I worked on Wall Street starting in the mid 80s and with and on trading desks since the mid 90s. I've built the technology for equity trading desks and program trading desks. I was the business manager for a couple of program trading desks. I've created trading products (most notably a dark pool that mixed retail and institutional order flow).
I am a big believer that individual investors can't beat CAPM and shouldn't be picking stocks. I think the ideal portfolio is a mix of treasuries, equity and debt index funds, and angel investments.
"I am a big believer that individual investors can't beat CAPM and shouldn't be picking stocks."
First of all, hasn't CAPM been shown to be a nice, but not terribly accurate, picture of how the market works? Among other things, it assumes that asset returns are normally distributed random variables, it assumes that investors have homogeneous expectations about the return of an asset (aka everyone has the same info at the same time and observes the same risk and expected return of any particular asset), and it doesn't explain variance in stock returns. In other words, it doesn't accurately mirror reality.
Secondly, while I agree that most people shouldn't be picking stocks, my hair still bristles when I hear someone say that individual investors can't beat the market. True, little retail investors are probably at a disadvantage to the bigger, faster funds out there, but this hasn't stopped a handful of people from beating the market. <brag>I've averaged 28% annual returns over the past 12 years. Maybe you would say I'm just lucky though? </brag>
Well, by definition, half the investors (by portfolio size) beat the market, and the other half fail. And everybody assumes that they are in the top 50%, which is unlikely since the winners stay and losers cash out.
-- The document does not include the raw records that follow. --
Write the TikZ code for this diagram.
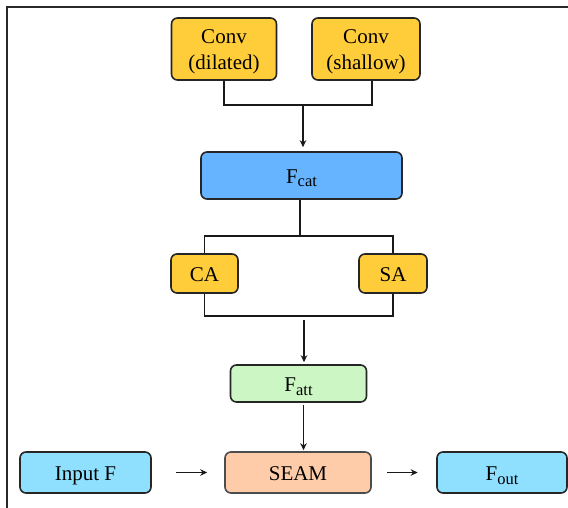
\documentclass[tikz,border=0pt]{standalone}
\usepackage{fontspec}
\setmainfont{Liberation Serif}
\usetikzlibrary{arrows.meta}
\definecolor{cyellow}{RGB}{255,204,58}
\definecolor{cblue}{RGB}{102,180,255}
\definecolor{cgreen}{RGB}{204,247,196}
\definecolor{cpeach}{RGB}{255,204,170}
\definecolor{ccyan}{RGB}{143,224,255}
\definecolor{cframe}{RGB}{40,40,40}
\newcommand{\sbs}[1]{\raisebox{-3.5pt}{\fontsize{16.5}{16.5}\selectfont #1}}
\tikzset{
  box/.style={draw=black!85, line width=1.6pt, rounded corners=6pt, align=center,
    font=\fontsize{21}{25.5}\selectfont, inner sep=0pt, text height=20pt, text depth=4pt},
  txt/.style={align=center, font=\fontsize{21}{25.5}\selectfont, inner sep=0pt},
  conn/.style={line width=1.2pt, draw=black!90},
  arr/.style={conn, -{Stealth[length=7pt,width=6.5pt]}}
}
\begin{document}
\begin{tikzpicture}[x=1pt,y=-1pt]
\useasboundingbox (0,0) rectangle (568,508);
\fill[white] (0,0) rectangle (568,508);
\draw[cframe, line width=1.4pt] (7,508) -- (7,7) -- (568,7);

\node[box, fill=cyellow, minimum width=105pt, minimum height=62pt] (cd) at (224,49) {};
\node[txt] (cdt) at (224,52) {Conv\\(dilated)};
\node[box, fill=cyellow, minimum width=108pt, minimum height=62pt] (cs) at (366,49) {};
\node[txt] (cst) at (366,52) {Conv\\(shallow)};
\node[box, fill=cblue, minimum width=201pt, minimum height=47pt] (fcat) at (301.5,175.5) {F\sbs{cat}};
\node[box, fill=cyellow, minimum width=67pt, minimum height=39pt] (ca) at (204.5,273.5) {CA};
\node[box, fill=cyellow, minimum width=68pt, minimum height=39pt] (sa) at (393,273.5) {SA};
\node[box, fill=cgreen, minimum width=136pt, minimum height=37pt] (fatt) at (298.5,383.5) {F\sbs{att}};
\node[box, fill=cpeach, draw=black!70, minimum width=146pt, minimum height=41pt] (seam) at (298,472.5) {SEAM};
\node[box, fill=ccyan, minimum width=131pt, minimum height=41pt] (inp) at (85.5,472.5) {Input F};
\node[box, fill=ccyan, minimum width=130pt, minimum height=41pt] (fout) at (502,472.5) {F\sbs{out}};

\coordinate (j1) at (303,105);
\coordinate (j2) at (300,236);
\coordinate (j3) at (304,316);
\coordinate (j3b) at (304,320);

\draw[conn] (cd.south) |- ([xshift=6pt]cs.south |- j1) -- ([xshift=6pt]cs.south);
\draw[arr, shorten >=4pt] (j1) -- (fcat.north -| j1);

\draw[conn] (fcat.south -| j2) -- (j2);
\draw[conn] (ca.north) |- (j2) -| (sa.north);

\draw[conn] (ca.south) |- (j3) -| (sa.south);
\draw[arr, shorten >=2pt] (j3b) -- (fatt.north -| j3b);

\draw[arr, shorten <=2pt, shorten >=1pt] ([xshift=5pt]fatt.south) -- ([xshift=5.5pt]seam.north);

\draw[arr, shorten <=24.5pt, shorten >=17pt] (inp.east) -- (seam.west);
\draw[arr, shorten <=15.5pt, shorten >=18.5pt] (seam.east) -- (fout.west);
\end{tikzpicture}
\end{document}
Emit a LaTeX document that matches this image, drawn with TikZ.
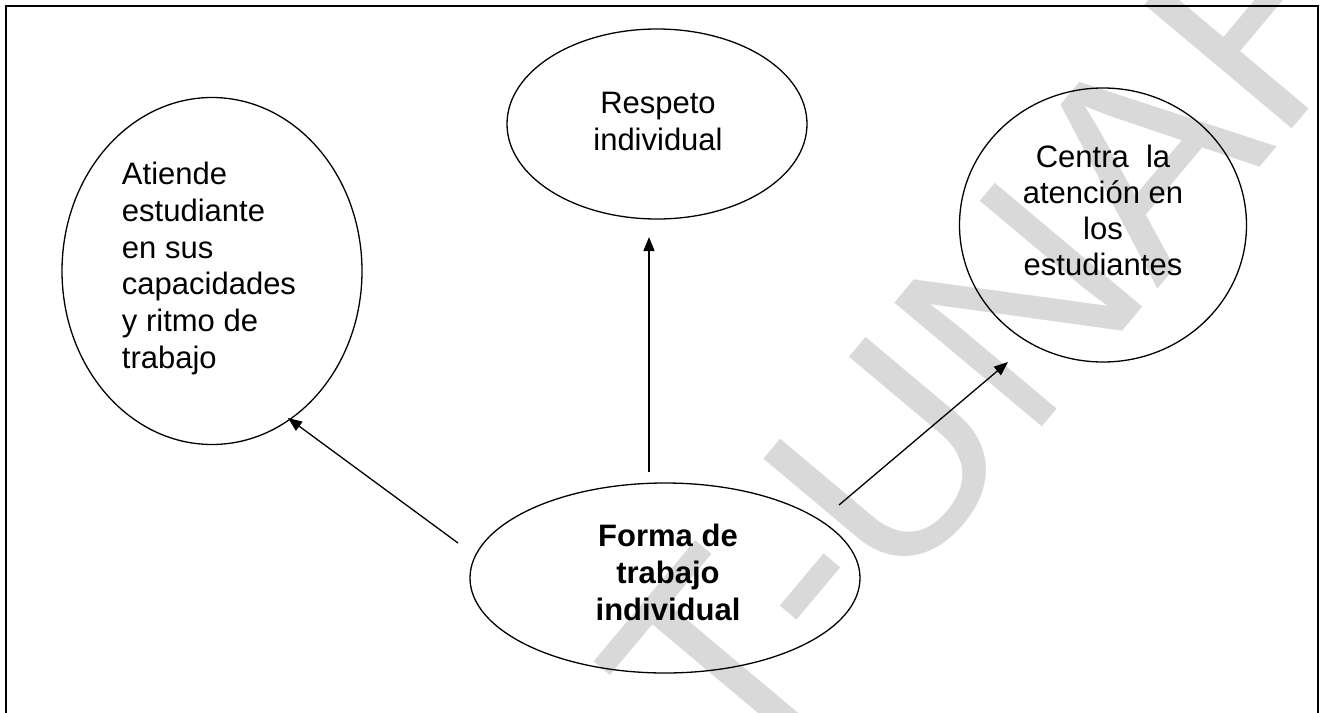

So most investors can't beat the market. I guess you could also look at the risks - betting a small amount (and finding out if you have the chops) could be a reasonable bet. Leaving large sums in the hands of someone else (as opposed to say an index fund) ... less good.
I didn't say that CAPM precisely modeled the market. I said that individual investors can't beat CAPM, meaning they can't beat the reward/risk relationship predicted by the model.
The model predicts that you can get higher returns by accepting greater variance on those returns. Even at moderate risk levels, it's easy to predict that some investors will happen to get the kind of returns you describe. Were your returns a result of your agency? Who can say.
Let's sidestep the issue of luck. I don't believe it is likely that your prior returns are a meaningful indicator of your future returns. But I could be wrong.
For a given asset, (Jensen's) Alpha is usually quite small compared to total return. How do you isolate the Alpha you identify?
What I quoted is after transaction costs. If I go off from Jan 1, 1998 when the S&P was 975.04 to Dec 31, 2009 when it was 1115.0, that means it has averaged 1.12% compounded annually.